In 2012, the birth control pill accounted for an average of 44 percent of American women’s out-of-pocket health spending. Now, the average has dropped to 22 percent. For many women, it’s dropped to zero.
This dramatic transformation is thanks to the Affordable Care Act’s contraceptive mandate, according to a new study in the journal Health Affairs. Researchers at the University of Pennsylvania surveyed the spending habits of nearly 800,000 women between the ages of 13 and 45 from January 2008 to June 2013.
The numbers they report are striking: Since 2012, women have saved $1.4 billion on birth control pills alone. That’s almost three times the only other estimate researchers could locate, a report by IMS Health that found savings of $483 million back in 2013. The average savings per user was $255; the average prescription cost fell from $32.74 to $20.37.
Researchers also found dramatic savings for other forms of contraception. For instance, a woman with an intrauterine device, which can cost upward of $1,000, saved about $248. “$1,000 might not blow you away, but a drop of 25 percent is likely to be significant for that woman,” says Nora Becker, a Ph.D. candidate at the Perelman School of Medicine at the University of Pennsylvania and lead author on the study. “For many of these women, contraception is their No. 1 health need.”
“It turns out the law is doing exactly what the law said would happen,” Becker adds. “We are seeing a dramatic and immediate drop in out-of-pocket spending.”
Next, Becker hopes to examine how the new birth control coverage impacts which type of birth control women choose. For instance, if cost isn’t a factor, many women may opt for a longer-lasting and potentially more effective method, such as an IUD. That choice could in turn have an impact on the birth rate down the road.

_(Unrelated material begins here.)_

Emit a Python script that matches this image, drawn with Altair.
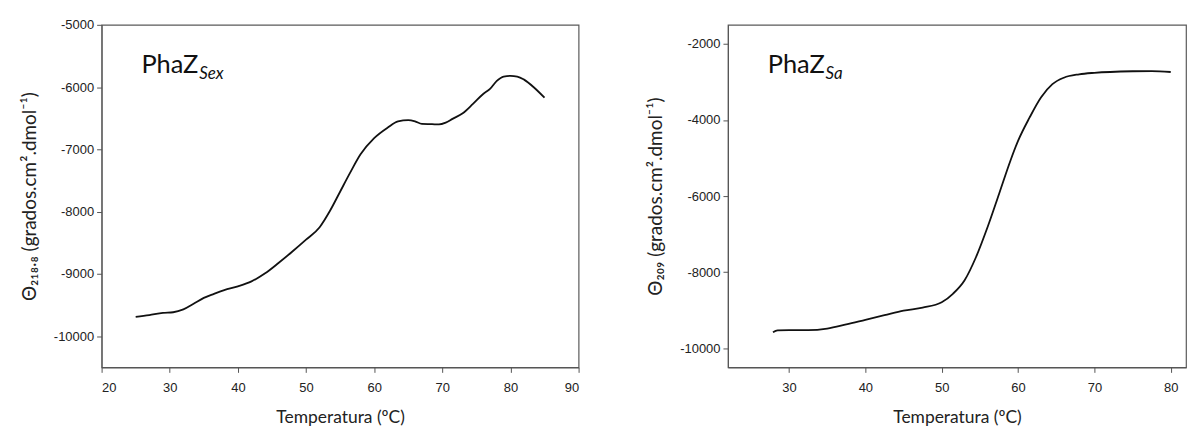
import altair as alt
import pandas as pd

# PhaZ Sex curve
sex_temp = [25, 27, 29, 30.5, 32, 33.5, 35, 36.5, 38, 40, 42, 44, 46, 48, 50, 52, 53.5,
            55, 56.5, 58, 60, 62, 63.5, 65, 66, 67, 68.5, 69.5, 70.5, 71.5, 73, 74.5,
            76, 77, 78, 79, 80, 81, 82, 83.5, 85]
sex_theta = [-9690, -9660, -9625, -9615, -9570, -9480, -9385, -9320, -9260, -9200, -9120,
             -8990, -8820, -8640, -8450, -8250, -7990, -7680, -7370, -7080, -6820, -6650,
             -6550, -6530, -6550, -6590, -6595, -6600, -6570, -6510, -6420, -6270, -6110,
             -6030, -5900, -5830, -5820, -5830, -5880, -6010, -6170]

# PhaZ Sa curve
sa_temp = [27.9, 28.5, 30, 32.5, 35, 37.5, 40, 42.5, 45, 47.5, 50, 51.5, 53, 54.5, 56,
           57.5, 59, 60, 61.5, 63, 64.5, 66, 68, 70, 75, 77.5, 80]
sa_theta = [-9580, -9530, -9520, -9520, -9480, -9370, -9250, -9130, -9010, -8930, -8790,
            -8560, -8210, -7600, -6820, -5950, -5070, -4550, -3940, -3410, -3060, -2890,
            -2800, -2760, -2720, -2715, -2740]

left_x_ticks = [20, 30, 40, 50, 60, 70, 80, 90]
left_y_ticks = [-10000, -9000, -8000, -7000, -6000, -5000]
right_x_ticks = [30, 40, 50, 60, 70, 80]
right_y_ticks = [-10000, -8000, -6000, -4000, -2000]

x_title = "Temperatura (ºC)"
left_y_title = "Θ₂₁₈.₈ (grados.cm².dmol⁻¹)"
right_y_title = "Θ₂₀₉ (grados.cm².dmol⁻¹)"

label_expr = "datum.value + ''"


def panel(temps, thetas, xdom, ydom, xt, yt, ytitle, name, sub, w, h):
    df = pd.DataFrame({"temp": temps, "theta": thetas})
    line = alt.Chart(df).mark_line(color="#111111", strokeWidth=1.8,
                                   interpolate="monotone").encode(
        x=alt.X("temp:Q",
                scale=alt.Scale(domain=xdom, nice=False, zero=False),
                axis=alt.Axis(values=xt, title=x_title, labelPadding=9,
                              titlePadding=14, titleFontSize=17.5)),
        y=alt.Y("theta:Q",
                scale=alt.Scale(domain=ydom, nice=False, zero=False),
                axis=alt.Axis(values=yt, title=ytitle, labelExpr=label_expr,
                              labelPadding=3, titlePadding=14,
                              titleFontSize=19)),
    )
    main = alt.Chart(pd.DataFrame({"t": [name]})).mark_text(
        align="left", baseline="alphabetic", font="Lato", fontSize=25.5,
        color="#111111").encode(x=alt.value(40), y=alt.value(48), text="t:N")
    subt = alt.Chart(pd.DataFrame({"t": [sub]})).mark_text(
        align="left", baseline="alphabetic", font="Lato", fontSize=17,
        fontStyle="italic", color="#111111").encode(
        x=alt.value(98), y=alt.value(54), text="t:N")
    return alt.layer(line, main, subt).properties(width=w, height=h)


left = panel(sex_temp, sex_theta, [20, 90], [-10500, -5000], left_x_ticks,
             left_y_ticks, left_y_title, "PhaZ", "Sex", 479, 344)
right = panel(sa_temp, sa_theta, [22, 82], [-10500, -1500], right_x_ticks,
              right_y_ticks, right_y_title, "PhaZ", "Sa", 460, 344)

chart = alt.hconcat(left, right, spacing=65).properties(
    padding={"top": 9, "bottom": 0, "left": 11, "right": 0},
    background="white",
).configure_view(
    stroke="#5a5a5a", strokeWidth=1.2
).configure_axis(
    grid=False,
    labelFont="Liberation Sans", labelFontSize=13, labelColor="#222222",
    tickColor="#555555", tickSize=5, domainColor="#555555",
    titleFont="Lato", titleFontSize=17, titleFontWeight="normal",
    titleColor="#222222",
)

chart.save("out.html", embed_options={"renderer": "svg", "actions": False})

Post-Obamacare, private insurance now covers a range of preventive women’s health services, including Pap smears, cancer screenings, diabetes screenings, and prenatal care. Many argue that women in the U.S. shouldn’t have any out-of-pocket expenses for their birth control services and education in the Affordable Care Act era. So why isn’t the number zero instead of 22 percent?
One reason is that the mandate is required to cover at least one brand of birth control in every category, but certainly not all. Another is that the ACA is still being implemented. Right now, any health plan that hasn’t changed its cost-sharing benefits since 2010 is considered “grandfathered,” or exempt, from the mandate; about a third of the women in the study were on grandfathered plans. “A significant minority of women are still paying a lot for their contraception,” Becker says. Fortunately, grandfathered plans are phasing out over the next few years, meaning affordable contraception will be accessible to all in the near future.